Bigot was born on April 7, 1860 (Ansei 7) in Paris, France. Encouraged to practice art by his mother, Bigot entered the Ecole des Beaux-Arts in Paris when he was twelve. Here he first encountered Japonism and became friends with collectors of Japanese art. At sixteen he quit school to earn a living for his family by contributing illustrations to newspapers and magazines.
At the Exposition Universelle of 1878 (Meiji 10), Bigot visited the Japanese pavilion which persuaded him to move to Japan. In 1882 (Meiji 15), only 22 years old, Bigot arrived in Yokohama. Wanting to experience Japanese daily life, he settled outside the growing foreign settlement.
Bigot taught watercolor painting at the Imperial Japanese Army Academy for 2 years, and sold illustrations to Japanese newspapers. During this time he also published his well-known illustrated book Croquis japonais (Japanese Sketches).
After his government job at the Academy expired, Bigot became a French language teacher while continuing to work as an artist.
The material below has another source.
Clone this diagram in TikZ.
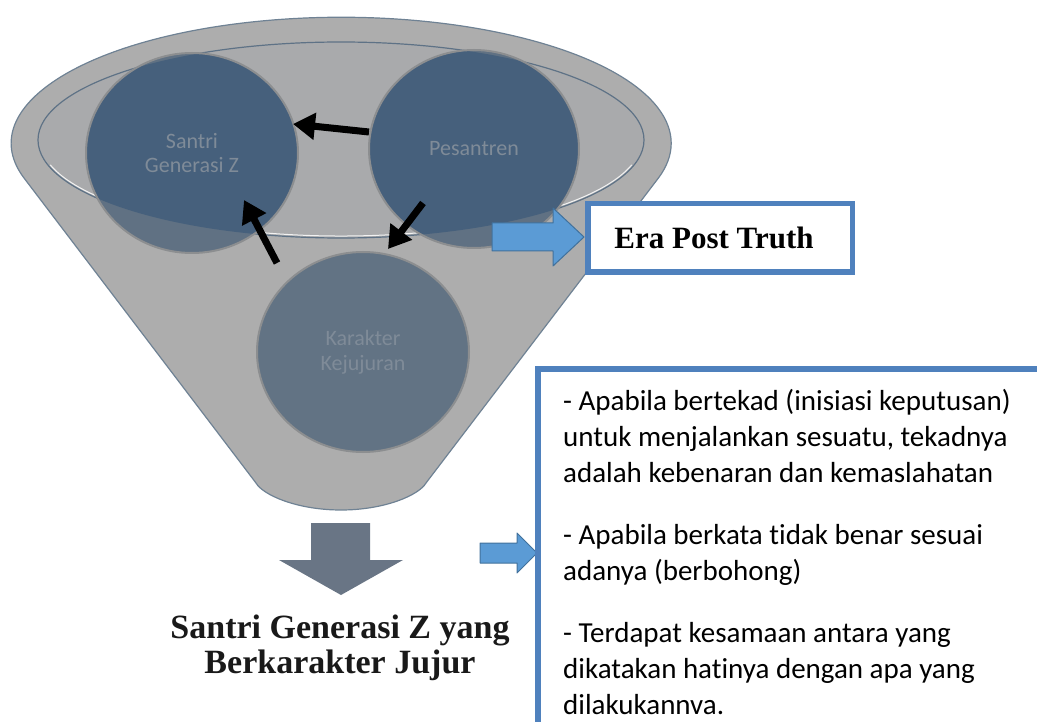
\documentclass[tikz,border=0pt]{standalone}
\usepackage{fontspec}
\setmainfont{Liberation Serif}
\newfontfamily\carlito[Ligatures={NoCommon}]{Carlito}
\usetikzlibrary{arrows.meta,shapes.geometric}
\definecolor{fgray}{HTML}{ADADAD}
\definecolor{fline}{HTML}{6F8294}
\definecolor{igray}{HTML}{A9AAAC}
\definecolor{iline}{HTML}{5E7286}
\definecolor{cdark}{HTML}{46607C}
\definecolor{clight}{HTML}{607183}
\definecolor{ckar}{HTML}{627384}
\definecolor{cborder}{HTML}{8C8E90}
\definecolor{ctext}{HTML}{7F8B98}
\definecolor{bfill}{HTML}{5B9BD5}
\definecolor{bline}{HTML}{41719C}
\definecolor{boxc}{HTML}{4F81BD}
\definecolor{garrow}{HTML}{697585}
\begin{document}
\begin{tikzpicture}[x=1pt,y=-1pt,
  circnode/.style={ellipse, draw=cborder, line width=2pt, minimum width=212pt, minimum height=200pt,
     inner sep=0pt, align=center, text=ctext, font=\carlito\fontsize{22}{24.5}\selectfont},
  blk/.style={line width=7pt, -{Triangle[length=22pt,width=26pt]}},
  bluearrow/.style={fill=bfill, draw=bline, line width=1pt, line join=round},
  framebox/.style={draw=boxc, line width=5.5pt, fill=white}]
\useasboundingbox (0,0) rectangle (1037,722);
\clip (0,0) rectangle (1037,722);

% funnel body
\path[fill=fgray, draw=fline, line width=1.2pt]
  (24,178) arc[start angle=164, end angle=376, x radius=330, y radius=126]
  -- (426,483) .. controls (419,495) and (385,510) .. (341,510)
  .. controls (297,510) and (263,495) .. (256,483) -- cycle;
% inner rim
\path[fill=igray, draw=iline, line width=1.2pt] (341,140) ellipse[x radius=303, y radius=98];
\draw[white, line width=1pt, opacity=0.85] (341,140) ++(15:301 and 96)
  arc[start angle=15, end angle=165, x radius=301, y radius=96];

% circles: lighter outside the rim, darker inside
\fill[clight] (192,153) ellipse[x radius=106, y radius=100];
\fill[clight] (474,149) ellipse[x radius=105, y radius=99];
\begin{scope}
  \clip (341,140) ellipse[x radius=303, y radius=98];
  \fill[cdark] (192,153) ellipse[x radius=106, y radius=100];
  \fill[cdark] (474,149) ellipse[x radius=105, y radius=99];
\end{scope}
\fill[ckar] (363,352) ellipse[x radius=106, y radius=100];

\node[circnode] (santri) at (192,153) {Santri\\Generasi Z};
\node[circnode, minimum width=210pt, minimum height=198pt] (pesantren) at (474,149) {Pesantren};
\node[circnode] (karakter) at (363,352) {Karakter\\Kejujuran};

% black arrows
\coordinate (p1) at (369,132);
\coordinate (s1) at (293,124);
\coordinate (p2) at (423,203);
\coordinate (k2) at (388,249);
\coordinate (k3) at (277,263);
\coordinate (s3) at (244,200);
\draw[blk] (p1) -- (s1);
\draw[blk] (p2) -- (k2);
\draw[blk] (k3) -- (s3);

% blue block arrow to Era Post Truth
\path[bluearrow] (492,223) -- (553,223) -- (553,208) -- (584,237) -- (553,266) -- (553,251) -- (492,251) -- cycle;
\node[framebox, minimum width=264.5pt, minimum height=68.5pt, inner sep=0pt] (era) at (720,238) {};
\node[font=\fontsize{31}{34}\selectfont\bfseries, inner sep=0pt] (eratext) at (714,238) {Era Post Truth};

% small blue arrow to criteria box
\path[bluearrow] (480,543) -- (517,543) -- (517,533) -- (537,553) -- (517,573) -- (517,563) -- (480,563) -- cycle;
\path[draw=boxc, line width=6pt, fill=white] (538,369) rectangle (1060,760);
\node[anchor=base west, align=left, inner sep=0pt, font=\carlito\fontsize{29}{36}\selectfont] (crit) at (563,714)
{- Apabila bertekad (inisiasi keputusan)\\untuk menjalankan sesuatu, tekadnya\\adalah kebenaran dan kemaslahatan\\[26pt]
- Apabila berkata tidak benar sesuai\\adanya (berbohong)\\[26pt]
- Terdapat kesamaan antara yang\\dikatakan hatinya dengan apa yang\\dilakukannva.};

% gray down arrow and result
\path[fill=garrow] (311,523) -- (370,523) -- (370,560) -- (403,560) -- (341,595) -- (279,560) -- (311,560) -- cycle;
\node[anchor=base, align=center, inner sep=0pt, text=black!90, font=\fontsize{34}{35}\selectfont\bfseries] (result) at (340,673)
{Santri Generasi Z yang\\Berkarakter Jujur};
\end{tikzpicture}
\end{document}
In 1887 (Meiji 20), Bigot started publishing the satirical weekly Tobae, especially famous for its ridicule of Japanese politicians.
When the First Sino-Japanese War (1894-1895) broke out in 1894 (Meiji 27), Bigot followed the Imperial Japanese military to Korea where he covered the war situation at the front. His work of this period shows a side of the war that was hardly covered by journalists.
Bigot married a former geisha in 1895 (Meiji 28), but he decided to divorce her and return to France after the end of extraterritoriality in Japan in 1899 (Meiji 32). He took his son with him and remarried in France where he worked for Le Chat Noir and other French magazines and newspapers. During the Russo-Japanese War (1904-1905) he chronicled the conflict in weekly French newspaper L’Illustration. He also created a series of satirical postcards.

Bigot’s work in Japan covered a wide range using a variety of media, from water colors, to oil, to lithographs and beyond. He produced limited edition books featuring etchings, mass marketed works in lithograph form, oil paintings, and illustrations for over 100 different periodicals.